▽

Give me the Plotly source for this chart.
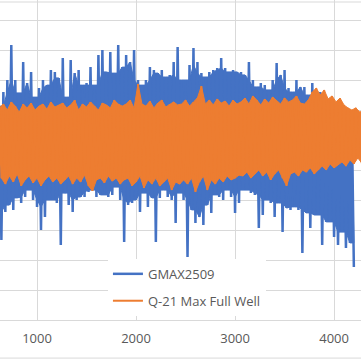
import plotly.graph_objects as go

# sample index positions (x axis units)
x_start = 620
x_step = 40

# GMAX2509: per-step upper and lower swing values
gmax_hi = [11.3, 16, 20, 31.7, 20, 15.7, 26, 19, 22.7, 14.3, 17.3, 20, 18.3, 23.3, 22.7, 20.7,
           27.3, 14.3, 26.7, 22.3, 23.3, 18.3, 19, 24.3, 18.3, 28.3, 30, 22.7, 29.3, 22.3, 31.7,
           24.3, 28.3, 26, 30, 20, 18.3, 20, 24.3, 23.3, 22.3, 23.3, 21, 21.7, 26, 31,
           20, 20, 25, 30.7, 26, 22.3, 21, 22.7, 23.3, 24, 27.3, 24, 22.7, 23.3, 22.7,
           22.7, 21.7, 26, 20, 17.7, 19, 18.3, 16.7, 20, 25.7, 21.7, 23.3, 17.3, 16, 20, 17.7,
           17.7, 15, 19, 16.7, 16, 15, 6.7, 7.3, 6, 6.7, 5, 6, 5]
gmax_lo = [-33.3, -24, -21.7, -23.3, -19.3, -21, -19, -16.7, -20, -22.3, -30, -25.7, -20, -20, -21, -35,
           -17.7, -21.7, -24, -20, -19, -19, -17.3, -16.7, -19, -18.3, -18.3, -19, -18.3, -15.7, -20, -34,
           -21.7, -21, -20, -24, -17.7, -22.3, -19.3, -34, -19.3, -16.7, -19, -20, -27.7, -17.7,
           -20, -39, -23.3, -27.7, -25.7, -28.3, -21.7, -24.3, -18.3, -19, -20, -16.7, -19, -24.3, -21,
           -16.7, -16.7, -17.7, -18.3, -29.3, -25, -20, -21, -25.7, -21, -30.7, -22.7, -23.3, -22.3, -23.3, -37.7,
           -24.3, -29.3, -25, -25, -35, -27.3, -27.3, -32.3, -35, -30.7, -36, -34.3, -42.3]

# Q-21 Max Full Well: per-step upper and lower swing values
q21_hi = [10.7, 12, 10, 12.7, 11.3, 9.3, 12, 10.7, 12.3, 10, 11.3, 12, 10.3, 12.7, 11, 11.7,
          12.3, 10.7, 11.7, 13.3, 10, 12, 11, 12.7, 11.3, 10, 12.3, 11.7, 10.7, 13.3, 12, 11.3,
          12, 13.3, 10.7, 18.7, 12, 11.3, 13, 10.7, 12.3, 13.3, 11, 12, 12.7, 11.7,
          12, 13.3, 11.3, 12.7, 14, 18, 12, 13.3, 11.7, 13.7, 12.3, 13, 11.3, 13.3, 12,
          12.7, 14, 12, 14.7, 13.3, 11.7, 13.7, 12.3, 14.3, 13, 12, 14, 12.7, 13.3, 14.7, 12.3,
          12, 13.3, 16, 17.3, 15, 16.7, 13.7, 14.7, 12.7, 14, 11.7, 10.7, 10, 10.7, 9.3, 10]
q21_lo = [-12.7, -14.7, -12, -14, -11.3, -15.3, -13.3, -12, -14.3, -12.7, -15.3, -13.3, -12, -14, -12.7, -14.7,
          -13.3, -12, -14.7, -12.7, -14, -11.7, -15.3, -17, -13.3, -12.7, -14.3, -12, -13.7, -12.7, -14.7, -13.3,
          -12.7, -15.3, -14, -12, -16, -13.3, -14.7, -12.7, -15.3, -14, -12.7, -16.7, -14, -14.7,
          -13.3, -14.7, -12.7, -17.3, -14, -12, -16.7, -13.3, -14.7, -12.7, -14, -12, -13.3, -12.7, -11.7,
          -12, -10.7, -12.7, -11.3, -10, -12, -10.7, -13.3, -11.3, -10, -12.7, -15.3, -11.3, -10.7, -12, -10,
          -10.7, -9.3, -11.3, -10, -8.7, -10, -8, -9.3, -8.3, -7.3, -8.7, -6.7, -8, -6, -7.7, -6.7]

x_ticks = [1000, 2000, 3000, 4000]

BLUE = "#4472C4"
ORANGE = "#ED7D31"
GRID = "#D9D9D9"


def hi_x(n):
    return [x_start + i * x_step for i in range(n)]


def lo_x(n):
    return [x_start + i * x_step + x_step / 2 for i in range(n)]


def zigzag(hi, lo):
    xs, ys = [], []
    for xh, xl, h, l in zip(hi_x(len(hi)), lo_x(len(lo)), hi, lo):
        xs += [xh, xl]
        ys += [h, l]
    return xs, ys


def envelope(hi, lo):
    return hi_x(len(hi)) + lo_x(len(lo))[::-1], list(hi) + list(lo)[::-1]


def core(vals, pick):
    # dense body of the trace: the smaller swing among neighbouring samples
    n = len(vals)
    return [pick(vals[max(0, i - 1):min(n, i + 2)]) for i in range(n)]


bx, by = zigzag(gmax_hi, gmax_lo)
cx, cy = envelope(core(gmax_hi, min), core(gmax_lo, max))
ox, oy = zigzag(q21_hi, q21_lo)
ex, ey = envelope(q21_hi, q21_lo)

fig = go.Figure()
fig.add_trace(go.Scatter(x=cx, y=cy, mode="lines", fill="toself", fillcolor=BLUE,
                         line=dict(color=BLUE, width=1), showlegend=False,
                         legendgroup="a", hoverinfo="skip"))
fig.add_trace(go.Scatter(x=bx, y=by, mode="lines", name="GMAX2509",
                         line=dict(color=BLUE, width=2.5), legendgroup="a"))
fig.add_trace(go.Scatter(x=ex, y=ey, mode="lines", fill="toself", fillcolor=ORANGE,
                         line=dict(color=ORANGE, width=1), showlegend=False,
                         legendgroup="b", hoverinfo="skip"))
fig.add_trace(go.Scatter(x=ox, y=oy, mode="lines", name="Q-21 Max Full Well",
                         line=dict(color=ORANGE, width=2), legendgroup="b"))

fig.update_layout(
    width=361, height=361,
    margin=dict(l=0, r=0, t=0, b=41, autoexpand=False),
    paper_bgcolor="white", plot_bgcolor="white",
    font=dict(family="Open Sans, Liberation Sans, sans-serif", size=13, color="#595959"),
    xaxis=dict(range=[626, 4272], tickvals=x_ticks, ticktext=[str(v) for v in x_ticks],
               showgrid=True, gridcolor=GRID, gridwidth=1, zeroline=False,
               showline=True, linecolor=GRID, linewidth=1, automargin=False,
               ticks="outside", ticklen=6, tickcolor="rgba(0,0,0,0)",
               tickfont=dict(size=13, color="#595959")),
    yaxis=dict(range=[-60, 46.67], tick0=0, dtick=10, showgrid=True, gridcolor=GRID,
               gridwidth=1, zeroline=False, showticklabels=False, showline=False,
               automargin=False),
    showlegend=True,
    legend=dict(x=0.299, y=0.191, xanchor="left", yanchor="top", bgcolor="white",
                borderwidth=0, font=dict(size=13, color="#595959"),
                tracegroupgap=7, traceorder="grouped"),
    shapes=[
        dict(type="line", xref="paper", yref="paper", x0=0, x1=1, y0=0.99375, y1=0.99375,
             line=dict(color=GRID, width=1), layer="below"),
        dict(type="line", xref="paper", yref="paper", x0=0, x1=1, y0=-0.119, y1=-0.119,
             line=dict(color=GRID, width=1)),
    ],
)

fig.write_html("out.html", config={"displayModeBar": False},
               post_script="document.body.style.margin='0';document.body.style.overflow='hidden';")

△

=== To do ===
Copy the whole listing above word for word but do not carry over the pictures.

=== Completed exercise ===
Give me the Plotly source for this chart.
import plotly.graph_objects as go

# sample index positions (x axis units)
x_start = 620
x_step = 40

# GMAX2509: per-step upper and lower swing values
gmax_hi = [11.3, 16, 20, 31.7, 20, 15.7, 26, 19, 22.7, 14.3, 17.3, 20, 18.3, 23.3, 22.7, 20.7,
           27.3, 14.3, 26.7, 22.3, 23.3, 18.3, 19, 24.3, 18.3, 28.3, 30, 22.7, 29.3, 22.3, 31.7,
           24.3, 28.3, 26, 30, 20, 18.3, 20, 24.3, 23.3, 22.3, 23.3, 21, 21.7, 26, 31,
           20, 20, 25, 30.7, 26, 22.3, 21, 22.7, 23.3, 24, 27.3, 24, 22.7, 23.3, 22.7,
           22.7, 21.7, 26, 20, 17.7, 19, 18.3, 16.7, 20, 25.7, 21.7, 23.3, 17.3, 16, 20, 17.7,
           17.7, 15, 19, 16.7, 16, 15, 6.7, 7.3, 6, 6.7, 5, 6, 5]
gmax_lo = [-33.3, -24, -21.7, -23.3, -19.3, -21, -19, -16.7, -20, -22.3, -30, -25.7, -20, -20, -21, -35,
           -17.7, -21.7, -24, -20, -19, -19, -17.3, -16.7, -19, -18.3, -18.3, -19, -18.3, -15.7, -20, -34,
           -21.7, -21, -20, -24, -17.7, -22.3, -19.3, -34, -19.3, -16.7, -19, -20, -27.7, -17.7,
           -20, -39, -23.3, -27.7, -25.7, -28.3, -21.7, -24.3, -18.3, -19, -20, -16.7, -19, -24.3, -21,
           -16.7, -16.7, -17.7, -18.3, -29.3, -25, -20, -21, -25.7, -21, -30.7, -22.7, -23.3, -22.3, -23.3, -37.7,
           -24.3, -29.3, -25, -25, -35, -27.3, -27.3, -32.3, -35, -30.7, -36, -34.3, -42.3]

# Q-21 Max Full Well: per-step upper and lower swing values
q21_hi = [10.7, 12, 10, 12.7, 11.3, 9.3, 12, 10.7, 12.3, 10, 11.3, 12, 10.3, 12.7, 11, 11.7,
          12.3, 10.7, 11.7, 13.3, 10, 12, 11, 12.7, 11.3, 10, 12.3, 11.7, 10.7, 13.3, 12, 11.3,
          12, 13.3, 10.7, 18.7, 12, 11.3, 13, 10.7, 12.3, 13.3, 11, 12, 12.7, 11.7,
          12, 13.3, 11.3, 12.7, 14, 18, 12, 13.3, 11.7, 13.7, 12.3, 13, 11.3, 13.3, 12,
          12.7, 14, 12, 14.7, 13.3, 11.7, 13.7, 12.3, 14.3, 13, 12, 14, 12.7, 13.3, 14.7, 12.3,
          12, 13.3, 16, 17.3, 15, 16.7, 13.7, 14.7, 12.7, 14, 11.7, 10.7, 10, 10.7, 9.3, 10]
q21_lo = [-12.7, -14.7, -12, -14, -11.3, -15.3, -13.3, -12, -14.3, -12.7, -15.3, -13.3, -12, -14, -12.7, -14.7,
          -13.3, -12, -14.7, -12.7, -14, -11.7, -15.3, -17, -13.3, -12.7, -14.3, -12, -13.7, -12.7, -14.7, -13.3,
          -12.7, -15.3, -14, -12, -16, -13.3, -14.7, -12.7, -15.3, -14, -12.7, -16.7, -14, -14.7,
          -13.3, -14.7, -12.7, -17.3, -14, -12, -16.7, -13.3, -14.7, -12.7, -14, -12, -13.3, -12.7, -11.7,
          -12, -10.7, -12.7, -11.3, -10, -12, -10.7, -13.3, -11.3, -10, -12.7, -15.3, -11.3, -10.7, -12, -10,
          -10.7, -9.3, -11.3, -10, -8.7, -10, -8, -9.3, -8.3, -7.3, -8.7, -6.7, -8, -6, -7.7, -6.7]

x_ticks = [1000, 2000, 3000, 4000]

BLUE = "#4472C4"
ORANGE = "#ED7D31"
GRID = "#D9D9D9"


def hi_x(n):
    return [x_start + i * x_step for i in range(n)]


def lo_x(n):
    return [x_start + i * x_step + x_step / 2 for i in range(n)]


def zigzag(hi, lo):
    xs, ys = [], []
    for xh, xl, h, l in zip(hi_x(len(hi)), lo_x(len(lo)), hi, lo):
        xs += [xh, xl]
        ys += [h, l]
    return xs, ys


def envelope(hi, lo):
    return hi_x(len(hi)) + lo_x(len(lo))[::-1], list(hi) + list(lo)[::-1]


def core(vals, pick):
    # dense body of the trace: the smaller swing among neighbouring samples
    n = len(vals)
    return [pick(vals[max(0, i - 1):min(n, i + 2)]) for i in range(n)]


bx, by = zigzag(gmax_hi, gmax_lo)
cx, cy = envelope(core(gmax_hi, min), core(gmax_lo, max))
ox, oy = zigzag(q21_hi, q21_lo)
ex, ey = envelope(q21_hi, q21_lo)

fig = go.Figure()
fig.add_trace(go.Scatter(x=cx, y=cy, mode="lines", fill="toself", fillcolor=BLUE,
                         line=dict(color=BLUE, width=1), showlegend=False,
                         legendgroup="a", hoverinfo="skip"))
fig.add_trace(go.Scatter(x=bx, y=by, mode="lines", name="GMAX2509",
                         line=dict(color=BLUE, width=2.5), legendgroup="a"))
fig.add_trace(go.Scatter(x=ex, y=ey, mode="lines", fill="toself", fillcolor=ORANGE,
                         line=dict(color=ORANGE, width=1), showlegend=False,
                         legendgroup="b", hoverinfo="skip"))
fig.add_trace(go.Scatter(x=ox, y=oy, mode="lines", name="Q-21 Max Full Well",
                         line=dict(color=ORANGE, width=2), legendgroup="b"))

fig.update_layout(
    width=361, height=361,
    margin=dict(l=0, r=0, t=0, b=41, autoexpand=False),
    paper_bgcolor="white", plot_bgcolor="white",
    font=dict(family="Open Sans, Liberation Sans, sans-serif", size=13, color="#595959"),
    xaxis=dict(range=[626, 4272], tickvals=x_ticks, ticktext=[str(v) for v in x_ticks],
               showgrid=True, gridcolor=GRID, gridwidth=1, zeroline=False,
               showline=True, linecolor=GRID, linewidth=1, automargin=False,
               ticks="outside", ticklen=6, tickcolor="rgba(0,0,0,0)",
               tickfont=dict(size=13, color="#595959")),
    yaxis=dict(range=[-60, 46.67], tick0=0, dtick=10, showgrid=True, gridcolor=GRID,
               gridwidth=1, zeroline=False, showticklabels=False, showline=False,
               automargin=False),
    showlegend=True,
    legend=dict(x=0.299, y=0.191, xanchor="left", yanchor="top", bgcolor="white",
                borderwidth=0, font=dict(size=13, color="#595959"),
                tracegroupgap=7, traceorder="grouped"),
    shapes=[
        dict(type="line", xref="paper", yref="paper", x0=0, x1=1, y0=0.99375, y1=0.99375,
             line=dict(color=GRID, width=1), layer="below"),
        dict(type="line", xref="paper", yref="paper", x0=0, x1=1, y0=-0.119, y1=-0.119,
             line=dict(color=GRID, width=1)),
    ],
)

fig.write_html("out.html", config={"displayModeBar": False},
               post_script="document.body.style.margin='0';document.body.style.overflow='hidden';")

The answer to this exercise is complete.